Principals say schools have no idea where some of their students have gone since the lockdown and the Education Ministry has stepped in to help.
Nationally about 88 per cent of children are back in class, which is about normal for this time of year.
However, the ministry says some schools have much lower attendance rates, particularly if parents are worried their children will catch Covid-19 if they return to school.
Karl Vasau, the principal of Rowandale School in Auckland, said his school was still missing about 20-25 per cent of its students.
"Around 420 to 450 kids have come back of 605. The majority of those that haven't returned, we know where they are and we know the reasons they have not returned, but we still have about 25 children we can't locate," he said.
He said the school might normally lose touch with only one or two families a term and the school would make home visits to try to find them once the Government moved to alert level 1.
Vasau said most of the students who were still absent had families concerned about the health risks of attending school.
Regionally, attendance was lowest in Tai Tokerau where two weeks ago it was below 80 per cent most days.
The president of the Tai Tokerau Principals' Association, Pat Newman, said some families were keeping their children home out of genuine fear of Covid-19.
He said they included isolated Māori communities that were particularly cautious because they were very hard-hit by the influenza pandemic 100 years ago.
However, Newman said other families simply had not bothered getting their children back to school.
"The second lot are the usual, and I use the term totally not PC, useless parents that don't believe that they have a responsibility to get their kids back to school," he said.
Schools should wait until alert level 1 before chasing truants hard, he said.
But Newman also warned that the current attendance service system was not working and needed an overhaul.
Secondary Principals' Association president Deidre Shea said most communities had a small number of families who were not yet happy to send their children back to school.
But there were others that schools had completely lost touch with.
"Some families moved in order to be somewhere else during lockdown and some of them have stayed where they moved to," she said.
"We know that other families are difficult to contact, they haven't perhaps got the usual ways of connecting through phones or email, and of course some young people have worked during lockdown or found jobs."
Shea said with attendance already near normal despite some families keeping their children home, she hoped attendance rates this year would be better than previous years.
"For some students, they have a new appreciation of the value of school and their teachers and their time in the school environment.

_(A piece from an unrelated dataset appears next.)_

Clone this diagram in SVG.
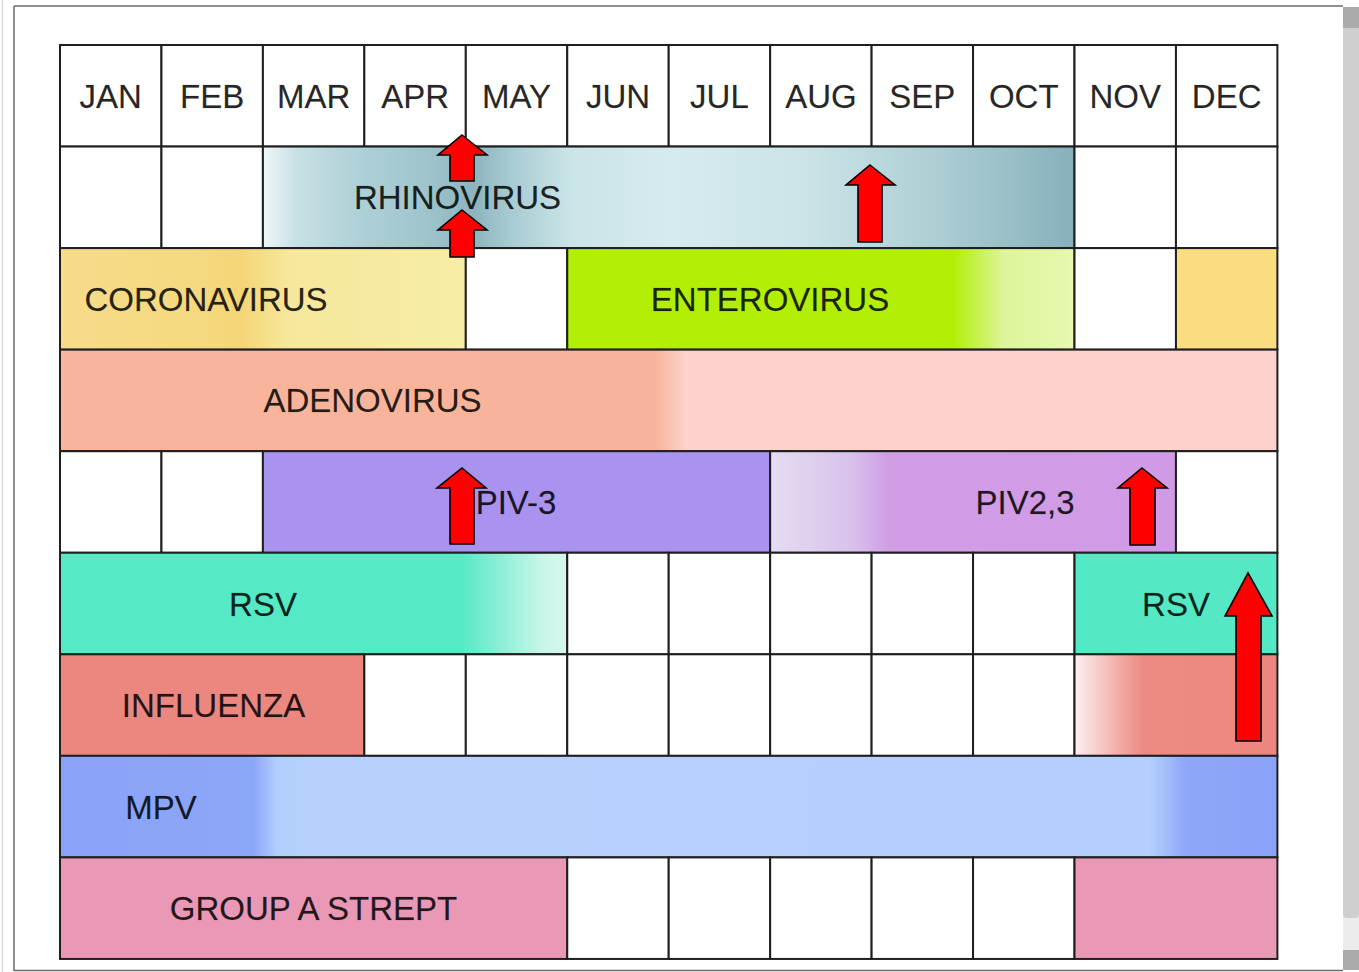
<svg xmlns="http://www.w3.org/2000/svg" width="1359" height="972" viewBox="0 0 1359 972">
<style>
.cell{stroke:#1f1f1f;stroke-width:2}
.w{fill:#ffffff}
.lbl{font-family:"Liberation Sans",Arial,sans-serif;font-size:33px;fill:#000;fill-opacity:0.86;stroke:#000;stroke-opacity:0.35;stroke-width:0.4;text-anchor:middle}
.arrow{fill:#ff0000;stroke:#000;stroke-width:1.6;stroke-linejoin:miter}
</style>
<defs>
<linearGradient id="gRhino" x1="0" y1="0" x2="1" y2="0">
<stop offset="0" stop-color="#f0f7f8"/><stop offset="0.04" stop-color="#c8e1e5"/><stop offset="0.1" stop-color="#b2d4da"/>
<stop offset="0.2" stop-color="#9fc4cc"/><stop offset="0.26" stop-color="#8db4be"/><stop offset="0.31" stop-color="#a9cdd4"/>
<stop offset="0.38" stop-color="#cbe4e7"/><stop offset="0.5" stop-color="#d6ebed"/><stop offset="0.65" stop-color="#cde5e8"/>
<stop offset="0.75" stop-color="#bcdade"/><stop offset="0.88" stop-color="#a2c6cd"/><stop offset="1" stop-color="#87b0bb"/>
</linearGradient>
<linearGradient id="gCorona" x1="0" y1="0" x2="1" y2="0">
<stop offset="0" stop-color="#f6dc8a"/><stop offset="0.35" stop-color="#f5d97f"/><stop offset="0.45" stop-color="#f4d677"/>
<stop offset="0.56" stop-color="#f6e79c"/><stop offset="1" stop-color="#f7eda4"/>
</linearGradient>
<linearGradient id="gEntero" x1="0" y1="0" x2="1" y2="0">
<stop offset="0" stop-color="#b2ee06"/><stop offset="0.76" stop-color="#b2ee06"/><stop offset="0.86" stop-color="#dcf59a"/><stop offset="1" stop-color="#e8f8b0"/>
</linearGradient>
<linearGradient id="gAdeno" x1="0" y1="0" x2="1" y2="0">
<stop offset="0" stop-color="#f9b59c"/><stop offset="0.489" stop-color="#f8b49a"/><stop offset="0.514" stop-color="#fdd2cc"/><stop offset="1" stop-color="#fdd2cc"/>
</linearGradient>
<linearGradient id="gPiv23" x1="0" y1="0" x2="1" y2="0">
<stop offset="0" stop-color="#e6dcf3"/><stop offset="0.12" stop-color="#dccdee"/><stop offset="0.2" stop-color="#d8c2ec"/>
<stop offset="0.29" stop-color="#d19ee6"/><stop offset="1" stop-color="#d19ae6"/>
</linearGradient>
<linearGradient id="gRsv" x1="0" y1="0" x2="1" y2="0">
<stop offset="0" stop-color="#55e9c5"/><stop offset="0.79" stop-color="#55e9c5"/><stop offset="0.88" stop-color="#94f0d8"/>
<stop offset="0.95" stop-color="#c8f5e9"/><stop offset="1" stop-color="#d5f8ef"/>
</linearGradient>
<linearGradient id="gFlu" x1="0" y1="0" x2="1" y2="0">
<stop offset="0" stop-color="#fdf0f0"/><stop offset="0.13" stop-color="#f6c8c5"/><stop offset="0.26" stop-color="#efa09a"/>
<stop offset="0.34" stop-color="#ec8a83"/><stop offset="1" stop-color="#ec8780"/>
</linearGradient>
<linearGradient id="gMpv" x1="0" y1="0" x2="1" y2="0">
<stop offset="0" stop-color="#8aa3f8"/><stop offset="0.159" stop-color="#8ca6f8"/><stop offset="0.178" stop-color="#b2cefc"/>
<stop offset="0.2" stop-color="#b6d1fc"/><stop offset="0.895" stop-color="#b4cffc"/><stop offset="0.925" stop-color="#8ea7f8"/><stop offset="1" stop-color="#8aa2f8"/>
</linearGradient>
</defs>
<rect x="0" y="0" width="1359" height="972" fill="#ffffff"/>
<g id="frame">
<line x1="2.5" y1="0" x2="2.5" y2="972" stroke="#d8d8d8" stroke-width="1.5"/>
<line x1="14" y1="6" x2="14" y2="971" stroke="#6a6a6a" stroke-width="1.5"/>
<line x1="14" y1="6" x2="1343" y2="6" stroke="#6a6a6a" stroke-width="1.5"/>
<line x1="14" y1="970.5" x2="1343" y2="970.5" stroke="#6a6a6a" stroke-width="1.5"/>
<rect x="1343" y="7" width="16" height="963" fill="#ececec"/>
<rect x="1343" y="7" width="16" height="911" rx="4" fill="#cfcfcf"/>
<rect x="1343" y="7" width="16" height="21" fill="#ababab"/>
<rect x="1343" y="950" width="16" height="20" fill="#ababab"/>
</g>
<g id="header">
<rect class="cell w" x="60" y="45" width="101.45" height="101.55"/>
<rect class="cell w" x="161.45" y="45" width="101.45" height="101.55"/>
<rect class="cell w" x="262.9" y="45" width="101.45" height="101.55"/>
<rect class="cell w" x="364.35" y="45" width="101.45" height="101.55"/>
<rect class="cell w" x="465.8" y="45" width="101.45" height="101.55"/>
<rect class="cell w" x="567.25" y="45" width="101.45" height="101.55"/>
<rect class="cell w" x="668.7" y="45" width="101.45" height="101.55"/>
<rect class="cell w" x="770.15" y="45" width="101.45" height="101.55"/>
<rect class="cell w" x="871.6" y="45" width="101.45" height="101.55"/>
<rect class="cell w" x="973.05" y="45" width="101.45" height="101.55"/>
<rect class="cell w" x="1074.5" y="45" width="101.45" height="101.55"/>
<rect class="cell w" x="1175.95" y="45" width="101.45" height="101.55"/>
<text class="lbl" x="110.7" y="108">JAN</text>
<text class="lbl" x="212.2" y="108">FEB</text>
<text class="lbl" x="313.6" y="108">MAR</text>
<text class="lbl" x="415.1" y="108">APR</text>
<text class="lbl" x="516.5" y="108">MAY</text>
<text class="lbl" x="618" y="108">JUN</text>
<text class="lbl" x="719.4" y="108">JUL</text>
<text class="lbl" x="820.9" y="108">AUG</text>
<text class="lbl" x="922.3" y="108">SEP</text>
<text class="lbl" x="1023.8" y="108">OCT</text>
<text class="lbl" x="1125.2" y="108">NOV</text>
<text class="lbl" x="1226.7" y="108">DEC</text>
</g>
<g id="row-rhinovirus">
<rect class="cell w" x="60" y="146.55" width="101.45" height="101.55"/>
<rect class="cell w" x="161.45" y="146.55" width="101.45" height="101.55"/>
<rect class="cell" x="262.9" y="146.55" width="811.6" height="101.55" fill="url(#gRhino)"/>
<rect class="cell w" x="1074.5" y="146.55" width="101.45" height="101.55"/>
<rect class="cell w" x="1175.95" y="146.55" width="101.45" height="101.55"/>
<text class="lbl" x="457.5" y="209.3">RHINOVIRUS</text>
</g>
<g id="row-corona-entero">
<rect class="cell" x="60" y="248.1" width="405.8" height="101.55" fill="url(#gCorona)"/>
<rect class="cell w" x="465.8" y="248.1" width="101.45" height="101.55"/>
<rect class="cell" x="567.25" y="248.1" width="507.25" height="101.55" fill="url(#gEntero)"/>
<rect class="cell w" x="1074.5" y="248.1" width="101.45" height="101.55"/>
<rect class="cell" x="1175.95" y="248.1" width="101.45" height="101.55" fill="#f9dd80"/>
<text class="lbl" x="206" y="311">CORONAVIRUS</text>
<text class="lbl" x="770" y="311">ENTEROVIRUS</text>
</g>
<g id="row-adenovirus">
<rect class="cell" x="60" y="349.65" width="1217.4" height="101.55" fill="url(#gAdeno)"/>
<text class="lbl" x="372.5" y="412.4">ADENOVIRUS</text>
</g>
<g id="row-piv">
<rect class="cell w" x="60" y="451.2" width="101.45" height="101.55"/>
<rect class="cell w" x="161.45" y="451.2" width="101.45" height="101.55"/>
<rect class="cell" x="262.9" y="451.2" width="507.25" height="101.55" fill="#a993ee"/>
<rect class="cell" x="770.15" y="451.2" width="405.8" height="101.55" fill="url(#gPiv23)"/>
<rect class="cell w" x="1175.95" y="451.2" width="101.45" height="101.55"/>
<text class="lbl" x="516" y="514">PIV-3</text>
<text class="lbl" x="1025" y="514">PIV2,3</text>
</g>
<g id="row-rsv">
<rect class="cell" x="60" y="552.75" width="507.25" height="101.55" fill="url(#gRsv)"/>
<rect class="cell w" x="567.25" y="552.75" width="101.45" height="101.55"/>
<rect class="cell w" x="668.7" y="552.75" width="101.45" height="101.55"/>
<rect class="cell w" x="770.15" y="552.75" width="101.45" height="101.55"/>
<rect class="cell w" x="871.6" y="552.75" width="101.45" height="101.55"/>
<rect class="cell w" x="973.05" y="552.75" width="101.45" height="101.55"/>
<rect class="cell" x="1074.5" y="552.75" width="202.9" height="101.55" fill="#55e8c5"/>
<text class="lbl" x="263" y="615.5">RSV</text>
<text class="lbl" x="1176" y="615.5">RSV</text>
</g>
<g id="row-influenza">
<rect class="cell" x="60" y="654.3" width="304.35" height="101.55" fill="#ec8780"/>
<rect class="cell w" x="364.35" y="654.3" width="101.45" height="101.55"/>
<rect class="cell w" x="465.8" y="654.3" width="101.45" height="101.55"/>
<rect class="cell w" x="567.25" y="654.3" width="101.45" height="101.55"/>
<rect class="cell w" x="668.7" y="654.3" width="101.45" height="101.55"/>
<rect class="cell w" x="770.15" y="654.3" width="101.45" height="101.55"/>
<rect class="cell w" x="871.6" y="654.3" width="101.45" height="101.55"/>
<rect class="cell w" x="973.05" y="654.3" width="101.45" height="101.55"/>
<rect class="cell" x="1074.5" y="654.3" width="202.9" height="101.55" fill="url(#gFlu)"/>
<text class="lbl" x="213.5" y="717">INFLUENZA</text>
</g>
<g id="row-mpv">
<rect class="cell" x="60" y="755.85" width="1217.4" height="101.55" fill="url(#gMpv)"/>
<text class="lbl" x="161" y="818.6">MPV</text>
</g>
<g id="row-strept">
<rect class="cell" x="60" y="857.4" width="507.25" height="101.55" fill="#e998b6"/>
<rect class="cell w" x="567.25" y="857.4" width="101.45" height="101.55"/>
<rect class="cell w" x="668.7" y="857.4" width="101.45" height="101.55"/>
<rect class="cell w" x="770.15" y="857.4" width="101.45" height="101.55"/>
<rect class="cell w" x="871.6" y="857.4" width="101.45" height="101.55"/>
<rect class="cell w" x="973.05" y="857.4" width="101.45" height="101.55"/>
<rect class="cell" x="1074.5" y="857.4" width="202.9" height="101.55" fill="#e998b6"/>
<text class="lbl" x="313.5" y="920">GROUP A STREPT</text>
</g>
<g id="arrows">
<polygon class="arrow" points="462,135 487,155 474,155 474,181 450,181 450,155 438,155"/>
<polygon class="arrow" points="462,210 487,230 474,230 474,257 450,257 450,230 438,230"/>
<polygon class="arrow" points="870,165 895,185 882,185 882,242 858,242 858,185 846,185"/>
<polygon class="arrow" points="462,468 486,488 474,488 474,544 450,544 450,488 437,488"/>
<polygon class="arrow" points="1142,468 1167,488 1155,488 1155,545 1130,545 1130,488 1118,488"/>
<polygon class="arrow" points="1248,573 1272,616 1261,616 1261,741 1236,741 1236,616 1225,616"/>
</g>
</svg>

Let's hope that plays out."
The Education Ministry's deputy secretary sector enablement, Katrina Casey, said it did appear that schools had lost contact with more students than usual and some schools had much lower attendance than others.
"We're working with anywhere between 10 and 30 schools in some regions that have had not very high attendance coming back. Although the figures are getting better, they're still not where they need to be."
Casey said those schools had attendance as low as 40 or 70 per cent in the week before last, when the national average was about 88 per cent.
She said most of the students who were staying away had parents who were worried it was not yet safe.
"We are spending a bit of time with some of those parents, just talking them through the situation.
"There is a tipping point for schools where they will no longer be able to maintain the kind of distance learning that they've been able to undertake when students weren't at school."
Casey said the ministry was working with schools and other agencies a lot more closely to try to get children back to school.
"We're using this situation as an opportunity to work quite differently around attendance.
"While the attendance rates are very positive overall, we still have the sorts of situations that we had pre-Covid and some of those have got worse with Covid.
"We're offering a bit more help to work with other agencies where possible, but with schools directly to see if we can do some of the heavy lifting around trying to find some of these kids."